'''
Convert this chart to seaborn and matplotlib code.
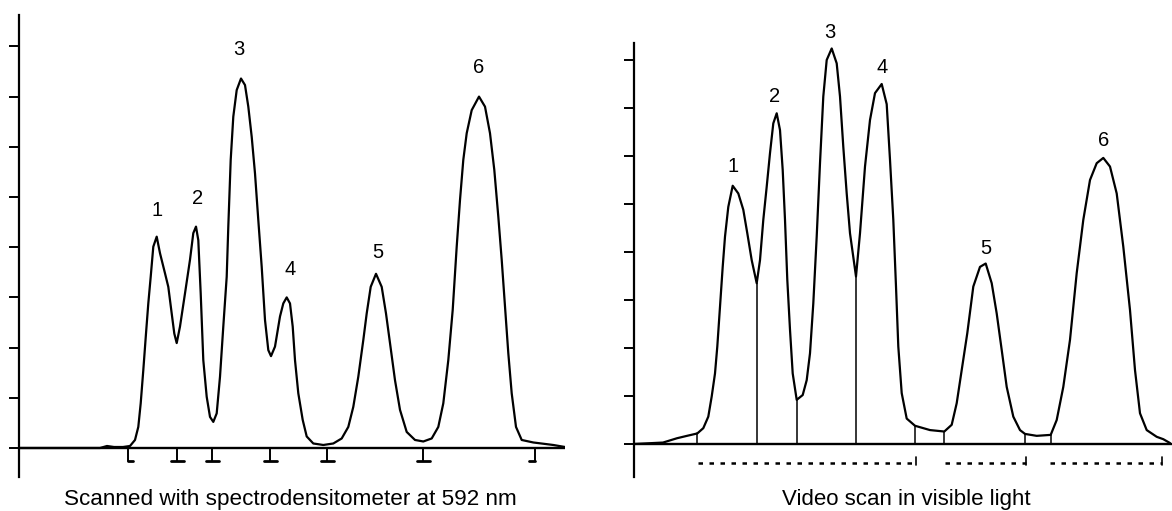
'''
'''
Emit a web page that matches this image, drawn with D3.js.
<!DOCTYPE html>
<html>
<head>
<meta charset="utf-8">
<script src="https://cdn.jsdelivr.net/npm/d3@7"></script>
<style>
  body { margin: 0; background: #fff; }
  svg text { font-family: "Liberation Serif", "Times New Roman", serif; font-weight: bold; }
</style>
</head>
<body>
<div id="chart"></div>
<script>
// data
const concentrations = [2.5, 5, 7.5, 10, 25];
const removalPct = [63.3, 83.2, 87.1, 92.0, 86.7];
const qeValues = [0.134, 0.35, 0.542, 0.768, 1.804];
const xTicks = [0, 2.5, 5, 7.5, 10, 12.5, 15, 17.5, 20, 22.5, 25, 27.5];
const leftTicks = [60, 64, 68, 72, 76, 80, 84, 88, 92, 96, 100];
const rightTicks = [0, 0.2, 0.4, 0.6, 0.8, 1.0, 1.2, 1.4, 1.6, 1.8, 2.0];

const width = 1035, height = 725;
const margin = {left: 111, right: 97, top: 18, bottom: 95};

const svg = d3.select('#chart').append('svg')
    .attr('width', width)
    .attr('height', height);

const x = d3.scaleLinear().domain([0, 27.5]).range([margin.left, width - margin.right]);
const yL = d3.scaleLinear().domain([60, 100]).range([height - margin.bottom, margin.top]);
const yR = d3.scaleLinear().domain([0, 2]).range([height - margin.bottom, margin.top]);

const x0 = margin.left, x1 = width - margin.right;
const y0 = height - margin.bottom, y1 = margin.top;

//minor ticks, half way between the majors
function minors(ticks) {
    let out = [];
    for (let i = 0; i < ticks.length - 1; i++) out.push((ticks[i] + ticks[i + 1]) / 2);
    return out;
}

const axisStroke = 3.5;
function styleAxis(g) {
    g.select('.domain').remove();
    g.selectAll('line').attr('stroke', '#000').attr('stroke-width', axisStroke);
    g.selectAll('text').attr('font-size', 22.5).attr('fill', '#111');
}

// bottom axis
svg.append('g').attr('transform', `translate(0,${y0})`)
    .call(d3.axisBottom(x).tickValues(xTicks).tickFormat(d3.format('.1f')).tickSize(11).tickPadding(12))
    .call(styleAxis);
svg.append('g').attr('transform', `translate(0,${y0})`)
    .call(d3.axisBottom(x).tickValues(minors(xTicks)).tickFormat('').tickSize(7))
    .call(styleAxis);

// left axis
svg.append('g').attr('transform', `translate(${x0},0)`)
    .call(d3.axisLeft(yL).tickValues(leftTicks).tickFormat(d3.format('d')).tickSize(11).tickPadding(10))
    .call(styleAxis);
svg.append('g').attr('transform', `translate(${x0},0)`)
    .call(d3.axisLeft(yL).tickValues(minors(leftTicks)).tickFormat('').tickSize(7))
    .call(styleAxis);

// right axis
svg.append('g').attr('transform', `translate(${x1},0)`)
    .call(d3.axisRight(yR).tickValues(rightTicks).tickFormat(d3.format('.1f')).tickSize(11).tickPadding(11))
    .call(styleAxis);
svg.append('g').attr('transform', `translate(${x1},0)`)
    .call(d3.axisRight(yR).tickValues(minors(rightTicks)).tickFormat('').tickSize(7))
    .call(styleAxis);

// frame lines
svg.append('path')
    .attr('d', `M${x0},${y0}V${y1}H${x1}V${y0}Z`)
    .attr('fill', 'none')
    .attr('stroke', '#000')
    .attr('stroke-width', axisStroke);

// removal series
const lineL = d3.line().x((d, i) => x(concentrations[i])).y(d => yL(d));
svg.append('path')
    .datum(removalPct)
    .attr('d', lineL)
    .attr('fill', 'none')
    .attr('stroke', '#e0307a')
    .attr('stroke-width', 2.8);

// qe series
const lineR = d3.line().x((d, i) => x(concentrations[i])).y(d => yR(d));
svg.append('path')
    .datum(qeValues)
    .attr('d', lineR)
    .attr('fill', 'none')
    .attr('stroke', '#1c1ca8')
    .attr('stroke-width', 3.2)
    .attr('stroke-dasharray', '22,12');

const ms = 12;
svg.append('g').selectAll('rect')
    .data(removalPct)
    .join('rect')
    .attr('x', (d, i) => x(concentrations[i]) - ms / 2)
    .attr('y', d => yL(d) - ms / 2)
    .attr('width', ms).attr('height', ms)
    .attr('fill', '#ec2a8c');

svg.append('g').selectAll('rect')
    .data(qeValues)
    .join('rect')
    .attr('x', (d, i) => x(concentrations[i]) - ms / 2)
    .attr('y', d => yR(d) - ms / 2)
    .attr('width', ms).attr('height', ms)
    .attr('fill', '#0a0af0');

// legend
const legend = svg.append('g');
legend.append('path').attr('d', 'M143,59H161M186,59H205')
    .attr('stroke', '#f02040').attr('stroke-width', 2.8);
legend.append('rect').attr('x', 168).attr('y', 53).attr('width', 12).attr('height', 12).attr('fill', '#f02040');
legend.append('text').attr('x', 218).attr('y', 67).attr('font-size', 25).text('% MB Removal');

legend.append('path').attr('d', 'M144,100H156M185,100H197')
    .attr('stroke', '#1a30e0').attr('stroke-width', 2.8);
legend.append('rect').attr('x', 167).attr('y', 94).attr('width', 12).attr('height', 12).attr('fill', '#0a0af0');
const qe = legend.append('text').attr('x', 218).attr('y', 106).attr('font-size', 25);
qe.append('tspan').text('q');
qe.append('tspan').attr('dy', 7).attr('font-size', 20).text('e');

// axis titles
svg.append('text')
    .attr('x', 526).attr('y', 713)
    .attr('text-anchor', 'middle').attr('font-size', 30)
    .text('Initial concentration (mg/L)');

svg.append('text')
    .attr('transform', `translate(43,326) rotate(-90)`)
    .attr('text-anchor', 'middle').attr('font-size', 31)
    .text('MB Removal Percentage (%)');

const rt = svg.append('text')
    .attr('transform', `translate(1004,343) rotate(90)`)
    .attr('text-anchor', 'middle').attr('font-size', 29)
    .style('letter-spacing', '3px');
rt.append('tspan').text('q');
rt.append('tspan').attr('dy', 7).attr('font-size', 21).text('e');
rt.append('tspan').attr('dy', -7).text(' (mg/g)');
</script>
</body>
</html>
'''
Among the lines of the data, identify those with the word "chart". Copy each of them.

### Final result:
Convert this chart to seaborn and matplotlib code.
<div id="chart"></div>
const svg = d3.select('#chart').append('svg')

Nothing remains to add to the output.